### Task requirements
Determine how many lines contain the string "this". Reply with that figure and nothing else.

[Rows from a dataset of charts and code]
——

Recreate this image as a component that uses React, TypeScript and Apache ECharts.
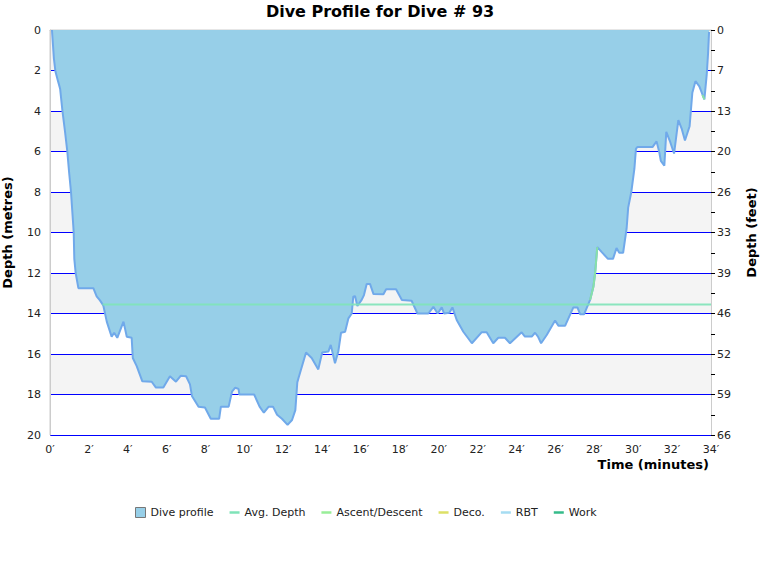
import { useEffect, useRef } from "react";
import * as echarts from "echarts";

const TITLE = "Dive Profile for Dive # 93";
const X_NAME = "Time (minutes)";

// Sampled dive profile: elapsed time (minutes) and depth (metres)
const timeMin = [
  0.1, 0.2, 0.28, 0.42, 0.52, 0.64, 0.77, 0.89, 0.98, 1.08, 1.15, 1.22, 1.25, 1.32, 1.46,
  2.23, 2.4, 2.57, 2.74, 2.92, 3.17, 3.3, 3.46, 3.78, 3.95, 4.2, 4.26, 4.46, 4.75, 5.23,
  5.45, 5.83, 6.17, 6.48, 6.72, 7.0, 7.2, 7.3, 7.64, 7.97, 8.27, 8.7, 8.79, 9.19, 9.36,
  9.53, 9.7, 9.74, 10.5, 10.78, 11.0, 11.25, 11.47, 11.68, 11.93, 12.22, 12.45, 12.62, 12.72, 12.78,
  13.17, 13.46, 13.8, 14.0, 14.32, 14.44, 14.66, 14.83, 14.97, 15.18, 15.35, 15.52, 15.6, 15.69, 15.81,
  16.03, 16.15, 16.29, 16.46, 16.64, 17.15, 17.29, 17.8, 18.1, 18.6, 18.9, 19.46, 19.72, 19.94, 20.15,
  20.27, 20.54, 20.7, 20.92, 21.26, 21.7, 22.2, 22.46, 22.8, 23.06, 23.4, 23.66, 24.26, 24.43, 24.78,
  24.95, 25.1, 25.26, 25.55, 25.98, 26.15, 26.5, 26.92, 27.13, 27.27, 27.47, 27.78, 27.95, 28.04, 28.15,
  28.37, 28.7, 28.96, 29.14, 29.28, 29.48, 29.66, 29.74, 29.9, 30.06, 30.14, 30.22, 30.99, 31.2, 31.34,
  31.42, 31.6, 31.7, 31.88, 32.1, 32.32, 32.5, 32.66, 32.9, 33.04, 33.2, 33.4, 33.66, 33.78, 33.85, 33.9,
];
const depthM = [
  0, 1.4, 2.05, 2.55, 2.9, 4.0, 5.0, 6.0, 7.0, 8.0, 9.0, 10.0, 11.3, 12.0, 12.75,
  12.75, 13.15, 13.35, 13.6, 14.4, 15.15, 14.95, 15.2, 14.4, 15.15, 15.2, 16.2, 16.6, 17.35, 17.37,
  17.66, 17.66, 17.1, 17.37, 17.08, 17.1, 17.5, 18.07, 18.6, 18.64, 19.2, 19.2, 18.6, 18.6, 17.86,
  17.66, 17.73, 18.0, 18.0, 18.6, 18.9, 18.6, 18.6, 19.0, 19.2, 19.5, 19.26, 18.77, 17.4, 17.2,
  15.93, 16.2, 16.76, 15.93, 15.88, 15.55, 16.46, 15.88, 14.95, 14.9, 14.24, 14.0, 13.17, 13.14, 13.63,
  13.33, 13.09, 12.54, 12.54, 13.04, 13.05, 12.8, 12.8, 13.33, 13.37, 14.0, 14.0, 13.67, 14.0, 13.7,
  14.0, 13.96, 13.7, 14.32, 14.9, 15.47, 14.93, 14.93, 15.47, 15.2, 15.2, 15.47, 14.93, 15.14, 15.14,
  14.95, 15.14, 15.47, 15.06, 14.35, 14.6, 14.6, 13.7, 13.7, 14.04, 14.04, 13.33, 12.68, 12.0, 10.72,
  10.96, 11.3, 11.3, 10.77, 11.0, 11.0, 9.8, 8.77, 8.0, 6.85, 5.86, 5.78, 5.78, 5.5, 6.04,
  6.46, 6.7, 5.03, 5.47, 6.1, 4.45, 4.9, 5.46, 4.75, 3.1, 2.53, 2.78, 3.43, 2.2, 1.14, 0.1,
];

// Fast ascent stretches, one array pair per stretch
const ascentTimeA = [27.78, 27.95, 28.04, 28.15];
const ascentDepthA = [13.33, 12.68, 12.0, 10.72];
const ascentTimeB = [33.56, 33.66];
const ascentDepthB = [3.2, 3.43];

const avgDepthM = 13.55;
const avgStartMin = 2.7;
const endMin = 34;

const legendNames = ["Dive profile", "Avg. Depth", "Ascent/Descent", "Deco.", "RBT", "Work"];
const seriesColors = ["#97cfe8", "#7fe3b8", "#99ee99", "#dde066", "#a6dcf2", "#35bb8a"];

const M_TO_FT = 3.28084;
const FONT = "DejaVu Sans, Verdana, sans-serif";
const LINE_ICON = "path://M0,0h12v3h-12z";

const pairs = (xs: number[], ys: number[]) => xs.map((x, i) => [x, ys[i]]);

export default function App() {
  const ref = useRef<HTMLDivElement>(null);

  useEffect(() => {
    if (!ref.current) return;
    const chart = echarts.init(ref.current, undefined, { renderer: "svg" });

    const avg = [
      [avgStartMin, avgDepthM],
      [endMin, avgDepthM],
    ];

    const depthAxisBase = {
      type: "value" as const,
      inverse: true,
      min: 0,
      max: 20,
      interval: 2,
      nameLocation: "middle" as const,
      nameRotate: 90,
      nameTextStyle: { fontFamily: FONT, fontSize: 13, fontWeight: "bold" as const, color: "#000" },
      axisLine: { show: true, lineStyle: { color: "#cccccc", width: 1 } },
    };

    const ascentSeries = (data: number[][]) => ({
      name: legendNames[2],
      type: "line" as const,
      data,
      showSymbol: false,
      itemStyle: { color: seriesColors[2] },
      lineStyle: { color: "#88e0a8", width: 2 },
      z: 3,
    });

    chart.setOption({
      animation: false,
      textStyle: { fontFamily: FONT },
      title: {
        text: TITLE,
        left: "center",
        top: -2,
        textStyle: { fontFamily: FONT, fontSize: 16, fontWeight: "bold", color: "#000" },
      },
      grid: {
        left: 50,
        right: 49,
        top: 30,
        bottom: 145,
        outerBoundsMode: "none",
        containLabel: false,
        show: true,
        borderColor: "#cccccc",
        borderWidth: 1,
        backgroundColor: "transparent",
      },
      legend: {
        left: 130,
        top: 502,
        itemWidth: 10,
        itemHeight: 10,
        itemGap: 16,
        textStyle: { fontFamily: FONT, fontSize: 11, color: "#222" },
        data: legendNames.map((name, i) =>
          i === 0
            ? {
                name,
                icon: "rect",
                itemStyle: { color: seriesColors[0], borderColor: "#777", borderWidth: 1 },
              }
            : { name, icon: LINE_ICON }
        ),
      },
      graphic: [
        {
          type: "text",
          right: 51,
          top: 458,
          style: {
            text: X_NAME,
            fill: "#000",
            font: `bold 13px ${FONT}`,
          },
        },
      ],
      xAxis: {
        type: "value",
        min: 0,
        max: endMin,
        interval: 2,
        axisLine: { lineStyle: { color: "#cccccc" } },
        axisTick: { show: false },
        splitLine: { show: false },
        axisLabel: {
          fontFamily: FONT,
          fontSize: 11,
          color: "#222",
          margin: 9,
          formatter: (v: number) => `${v}\u2032`,
        },
      },
      yAxis: [
        {
          ...depthAxisBase,
          position: "left",
          name: "Depth (metres)",
          nameGap: 36,
          axisTick: { show: false },
          axisLabel: { fontFamily: FONT, fontSize: 11, color: "#222", margin: 9 },
          splitLine: { show: true, lineStyle: { color: "#0000ff", width: 1 } },
          splitArea: { show: true, areaStyle: { color: ["#f4f4f4", "#ffffff"] } },
        },
        {
          ...depthAxisBase,
          position: "right",
          name: "Depth (feet)",
          nameGap: 34,
          axisTick: { show: true, length: 4, lineStyle: { color: "#000" } },
          minorTick: { show: true, splitNumber: 2, length: 4, lineStyle: { color: "#000" } },
          axisLabel: {
            fontFamily: FONT,
            fontSize: 11,
            color: "#222",
            margin: 6,
            formatter: (v: number) => String(Math.round(v * M_TO_FT)),
          },
          splitLine: { show: false },
          splitArea: { show: false },
        },
      ],
      series: [
        {
          name: legendNames[0],
          type: "line",
          data: pairs(timeMin, depthM),
          showSymbol: false,
          itemStyle: { color: seriesColors[0] },
          lineStyle: { color: "#70a9ea", width: 2 },
          areaStyle: { color: seriesColors[0], opacity: 1 },
          z: 2,
        },
        {
          name: legendNames[1],
          type: "line",
          data: avg,
          showSymbol: false,
          itemStyle: { color: seriesColors[1] },
          lineStyle: { color: seriesColors[1], width: 2, opacity: 0.9 },
          z: 4,
        },
        ascentSeries(pairs(ascentTimeA, ascentDepthA)),
        ascentSeries(pairs(ascentTimeB, ascentDepthB)),
        { name: legendNames[3], type: "line", data: [], itemStyle: { color: seriesColors[3] } },
        { name: legendNames[4], type: "line", data: [], itemStyle: { color: seriesColors[4] } },
        { name: legendNames[5], type: "line", data: [], itemStyle: { color: seriesColors[5] } },
      ],
    });

    return () => chart.dispose();
  }, []);

  return (
    <div
      ref={ref}
      style={{ position: "fixed", left: 0, top: 0, width: 760, height: 580, background: "#fff" }}
    />
  );
}
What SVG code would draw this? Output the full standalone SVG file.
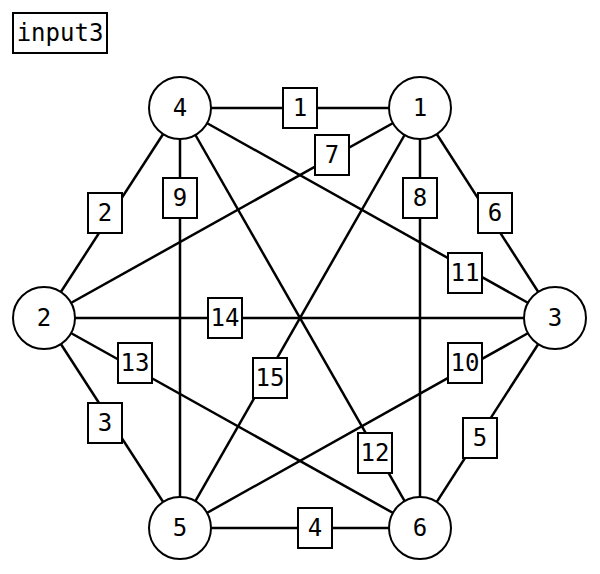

——

### Solution
2